▸ **Short exercise**:
Copy out each line that includes the word "this".
>> start Recorded data
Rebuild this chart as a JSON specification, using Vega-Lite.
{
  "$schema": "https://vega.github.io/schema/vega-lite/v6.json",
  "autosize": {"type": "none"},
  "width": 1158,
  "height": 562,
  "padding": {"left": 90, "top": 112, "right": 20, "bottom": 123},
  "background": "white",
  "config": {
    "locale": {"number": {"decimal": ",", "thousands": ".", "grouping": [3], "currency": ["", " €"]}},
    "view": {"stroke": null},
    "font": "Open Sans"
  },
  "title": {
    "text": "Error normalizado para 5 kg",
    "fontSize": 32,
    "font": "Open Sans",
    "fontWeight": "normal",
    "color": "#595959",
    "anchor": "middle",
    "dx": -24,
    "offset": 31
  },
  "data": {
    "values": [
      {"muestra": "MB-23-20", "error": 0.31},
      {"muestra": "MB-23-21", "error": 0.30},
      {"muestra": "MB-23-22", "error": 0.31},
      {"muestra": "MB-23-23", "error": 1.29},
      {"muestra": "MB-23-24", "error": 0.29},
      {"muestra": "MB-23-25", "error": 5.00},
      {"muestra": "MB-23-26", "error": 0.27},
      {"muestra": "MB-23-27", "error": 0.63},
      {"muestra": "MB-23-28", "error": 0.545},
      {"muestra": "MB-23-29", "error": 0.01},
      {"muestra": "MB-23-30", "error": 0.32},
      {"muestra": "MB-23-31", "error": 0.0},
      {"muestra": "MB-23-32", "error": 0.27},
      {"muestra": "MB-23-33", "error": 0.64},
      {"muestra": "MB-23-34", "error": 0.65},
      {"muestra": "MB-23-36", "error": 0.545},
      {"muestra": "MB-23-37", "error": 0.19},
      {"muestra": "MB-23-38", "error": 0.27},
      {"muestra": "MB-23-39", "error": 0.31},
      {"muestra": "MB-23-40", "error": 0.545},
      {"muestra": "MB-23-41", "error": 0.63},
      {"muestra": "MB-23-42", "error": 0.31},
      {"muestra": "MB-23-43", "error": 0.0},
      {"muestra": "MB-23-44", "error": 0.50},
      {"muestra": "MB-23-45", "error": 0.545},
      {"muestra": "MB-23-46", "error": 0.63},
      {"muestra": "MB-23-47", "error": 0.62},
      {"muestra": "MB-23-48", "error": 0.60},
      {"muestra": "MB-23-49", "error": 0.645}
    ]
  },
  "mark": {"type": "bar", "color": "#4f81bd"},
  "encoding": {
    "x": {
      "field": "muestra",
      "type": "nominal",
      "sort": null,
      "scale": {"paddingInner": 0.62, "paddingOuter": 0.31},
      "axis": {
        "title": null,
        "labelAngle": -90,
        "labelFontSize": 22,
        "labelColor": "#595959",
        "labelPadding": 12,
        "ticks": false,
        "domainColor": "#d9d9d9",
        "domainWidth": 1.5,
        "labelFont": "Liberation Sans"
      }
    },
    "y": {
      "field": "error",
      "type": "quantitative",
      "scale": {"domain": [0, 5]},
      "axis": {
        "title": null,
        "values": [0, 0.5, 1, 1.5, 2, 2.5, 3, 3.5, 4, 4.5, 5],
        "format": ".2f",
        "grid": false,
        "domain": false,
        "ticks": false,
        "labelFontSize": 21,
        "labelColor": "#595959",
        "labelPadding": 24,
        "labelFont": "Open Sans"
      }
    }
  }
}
>> end Recorded data
>> start Recorded data
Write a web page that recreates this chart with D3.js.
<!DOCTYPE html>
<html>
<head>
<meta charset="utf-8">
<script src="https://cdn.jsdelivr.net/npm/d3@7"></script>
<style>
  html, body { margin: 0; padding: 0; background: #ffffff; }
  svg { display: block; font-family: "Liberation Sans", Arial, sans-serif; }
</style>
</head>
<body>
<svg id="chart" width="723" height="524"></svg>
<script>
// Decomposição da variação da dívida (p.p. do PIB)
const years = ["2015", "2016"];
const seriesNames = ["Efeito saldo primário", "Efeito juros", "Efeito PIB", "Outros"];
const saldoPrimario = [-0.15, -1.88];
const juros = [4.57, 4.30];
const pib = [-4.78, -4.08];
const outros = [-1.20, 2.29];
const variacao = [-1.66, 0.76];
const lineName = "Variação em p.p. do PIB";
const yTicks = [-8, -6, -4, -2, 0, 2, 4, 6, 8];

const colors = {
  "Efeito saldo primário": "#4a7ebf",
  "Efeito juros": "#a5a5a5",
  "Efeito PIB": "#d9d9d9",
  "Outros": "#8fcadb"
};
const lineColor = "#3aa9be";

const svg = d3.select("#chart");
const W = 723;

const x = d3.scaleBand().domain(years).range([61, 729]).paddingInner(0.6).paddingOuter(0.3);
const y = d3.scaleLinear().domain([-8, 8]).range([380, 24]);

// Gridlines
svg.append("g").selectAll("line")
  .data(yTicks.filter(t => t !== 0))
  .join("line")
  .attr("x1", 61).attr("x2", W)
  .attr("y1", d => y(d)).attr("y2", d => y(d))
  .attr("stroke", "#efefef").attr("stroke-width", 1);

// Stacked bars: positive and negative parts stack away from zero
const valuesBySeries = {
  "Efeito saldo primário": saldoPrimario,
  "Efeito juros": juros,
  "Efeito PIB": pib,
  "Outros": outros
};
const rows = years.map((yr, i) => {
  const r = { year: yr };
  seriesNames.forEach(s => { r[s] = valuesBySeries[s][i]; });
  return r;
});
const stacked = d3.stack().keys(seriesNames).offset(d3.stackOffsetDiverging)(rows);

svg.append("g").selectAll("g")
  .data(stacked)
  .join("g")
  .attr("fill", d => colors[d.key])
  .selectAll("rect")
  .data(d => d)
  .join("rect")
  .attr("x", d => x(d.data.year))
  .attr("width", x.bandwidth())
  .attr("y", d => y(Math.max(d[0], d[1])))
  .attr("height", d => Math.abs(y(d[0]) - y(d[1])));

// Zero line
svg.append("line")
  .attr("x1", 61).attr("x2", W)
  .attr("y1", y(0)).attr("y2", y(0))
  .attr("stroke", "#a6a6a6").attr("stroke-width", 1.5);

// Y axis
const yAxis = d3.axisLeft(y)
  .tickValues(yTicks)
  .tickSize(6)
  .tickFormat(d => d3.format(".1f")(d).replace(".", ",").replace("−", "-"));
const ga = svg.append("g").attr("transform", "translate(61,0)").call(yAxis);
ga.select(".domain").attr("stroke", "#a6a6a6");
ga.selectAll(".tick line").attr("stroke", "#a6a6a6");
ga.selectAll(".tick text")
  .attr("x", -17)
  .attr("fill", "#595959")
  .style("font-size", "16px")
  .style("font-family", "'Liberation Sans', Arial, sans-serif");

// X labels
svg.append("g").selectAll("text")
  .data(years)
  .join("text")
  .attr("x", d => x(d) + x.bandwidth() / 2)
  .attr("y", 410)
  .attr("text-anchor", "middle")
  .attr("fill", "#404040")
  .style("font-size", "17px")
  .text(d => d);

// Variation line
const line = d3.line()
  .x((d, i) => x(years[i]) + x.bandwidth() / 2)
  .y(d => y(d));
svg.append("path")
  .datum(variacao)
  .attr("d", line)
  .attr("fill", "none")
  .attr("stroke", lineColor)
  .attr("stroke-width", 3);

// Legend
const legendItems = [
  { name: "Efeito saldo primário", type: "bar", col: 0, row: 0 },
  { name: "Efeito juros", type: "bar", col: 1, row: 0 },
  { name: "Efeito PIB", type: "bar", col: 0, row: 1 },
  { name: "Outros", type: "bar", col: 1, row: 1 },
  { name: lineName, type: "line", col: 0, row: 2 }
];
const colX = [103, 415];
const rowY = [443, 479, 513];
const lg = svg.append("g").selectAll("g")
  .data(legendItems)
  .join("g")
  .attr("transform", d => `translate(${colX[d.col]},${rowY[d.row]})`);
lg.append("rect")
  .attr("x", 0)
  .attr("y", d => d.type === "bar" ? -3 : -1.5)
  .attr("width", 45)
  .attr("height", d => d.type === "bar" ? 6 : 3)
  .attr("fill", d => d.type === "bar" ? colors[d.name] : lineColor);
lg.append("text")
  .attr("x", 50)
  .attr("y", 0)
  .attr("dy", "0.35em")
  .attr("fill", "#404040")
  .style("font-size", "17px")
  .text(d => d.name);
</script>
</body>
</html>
>> end Recorded data
▸ **Task result**:
Rebuild this chart as a JSON specification, using Vega-Lite.
Write a web page that recreates this chart with D3.js.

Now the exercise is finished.